Agency Value: 7/10 - One of the few platforms built specifically for service agencies rather than software products. Marketing, creative, digital, and development agencies all have viable listing pathways.
What Is Sortlist?
Sortlist was founded in Liège, Belgium by Nicolas Finet and three co-founders who had previously worked in agency environments and experienced firsthand the difficulty of the agency selection process from the client side. The platform launched with the premise that agency-client matching should be more structured than browsing a list, that buyers should describe what they need and receive a vetted shortlist, not scroll through hundreds of agency profiles hoping to find a fit.
The platform has grown to cover more than 50,000 agencies across marketing, web development, design, branding, public relations, and digital strategy. Its buyer base is primarily small to mid-sized companies rather than enterprise accounts. The core markets are France, Belgium, Germany, the Netherlands, Spain, the United Kingdom, and increasingly the United States. Sortlist claims to have facilitated tens of thousands of agency-client connections since its founding.

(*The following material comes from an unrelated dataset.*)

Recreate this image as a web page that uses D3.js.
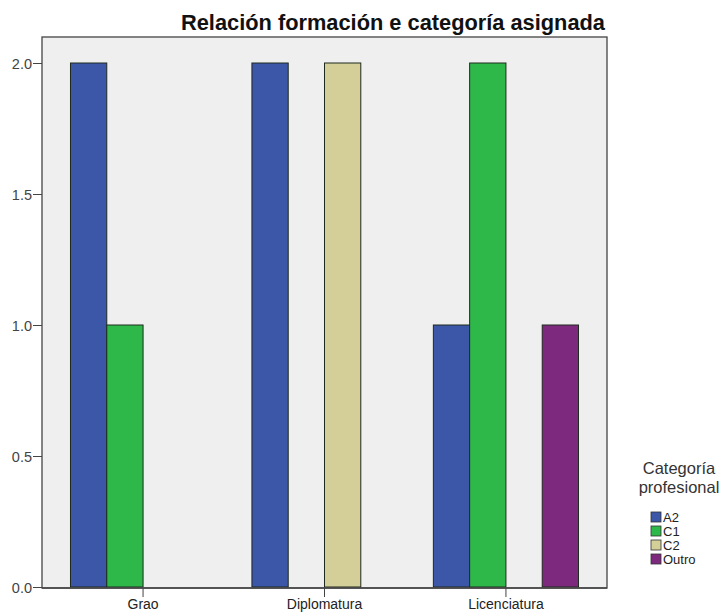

One thing that makes Sortlist meaningfully different from Clutch or DesignRush: it is explicitly a demand-driven platform. Buyers come to Sortlist with a project brief, not to browse. Sortlist's team and algorithm match that brief against agency profiles and present a shortlist. Agencies don't see a feed of open briefs to respond to freely, they receive matched opportunities based on their profile attributes. This changes both the lead quality dynamic and the agency's ability to actively pursue new clients.
How Does the Sortlist Matching Model Work?
When a buyer submits a project brief on Sortlist, the platform collects structured information: service type, budget range, project timeline, industry, and company size. A combination of algorithmic matching and human review then identifies the three to five agencies from the vetted roster that best fit the brief. Those agencies receive the brief and can choose to respond. The buyer reviews responses and selects which agencies to proceed with for conversations.
This model has a meaningful implication for agencies: the leads that come through Sortlist have already been pre-qualified on budget and scope before the agency sees them. A brief that lands in your inbox specifies the project type, the company, and the budget range. That's more context than a cold inquiry from a directory click. But it also means the agency doesn't control which briefs it sees, the algorithm does. Agencies that don't maintain accurate, detailed profiles with up-to-date service descriptions, industry specializations, and budget ranges will get matched less effectively.
One practical limitation of the matching model: volume is inherently lower than a browse-and-click directory. A popular agency on Clutch might receive dozens of inbound inquiries per month. A well-matched Sortlist presence might produce 5 to 15 briefs per month in a strong market. The leads are often better qualified, but the absolute number is smaller. Agencies that need consistent volume to fill a pipeline should layer Sortlist with higher-volume platforms rather than relying on it exclusively.
Where Does Sortlist Actually Have Buyer Demand?
Sortlist's buyer demand is strongest in Western Europe, particularly in France, Belgium, and Germany. The platform has deep local market relationships in these countries and a brand reputation that Clutch does not fully replicate in French or German-speaking markets. For agencies operating in or targeting these geographies, Sortlist is a front-line tool, not an afterthought.
In the United Kingdom and Spain, Sortlist has meaningful but less dominant presence. For US-based agencies, the story is more cautious. Sortlist has made a concerted push into the US market, and US buyer briefs do flow through the platform, but the volume is lower and Clutch remains the default reference for US buyers researching agencies. US agencies should test Sortlist but shouldn't expect European-level brief volume in their first year.
Sortlist vs. Clutch: Which Platform Wins for Agencies?
For most English-speaking and US-based agencies, Clutch is the stronger primary channel. Clutch has more total buyer traffic, stronger SEO authority for agency search queries in the US and UK, and a review system (case study-based client reviews) that carries more weight with sophisticated buyers. If you're choosing one platform to invest in first, Clutch wins for the majority of agencies.
Sortlist wins in specific circumstances: agencies targeting French, Belgian, German, or Dutch markets where it outperforms Clutch; agencies that prefer a matchmaking model over a self-serve directory; and agencies with very specific service niches or industry focus that benefit from Sortlist's matching algorithm routing targeted briefs. The two platforms are complementary rather than competitive for agencies with global or European aspirations.
Our Final Take
Sortlist scores 6 out of 10. The platform has a genuine matching model that produces pre-qualified leads, a strong presence in core European markets, and a thoughtfully designed agency profile system. The 6 reflects real limitations: lower lead volume compared to passive directories, pricing that can feel steep relative to the brief volume received, and US market presence that still trails Clutch significantly.
The agencies that get the most from Sortlist are those targeting European buyers, particularly in Western Europe, or those willing to invest in maintaining a highly optimized profile to attract the right matched briefs. Treat it as a quality-focused complement to higher-volume platforms rather than a primary channel, and the ROI calculation improves considerably.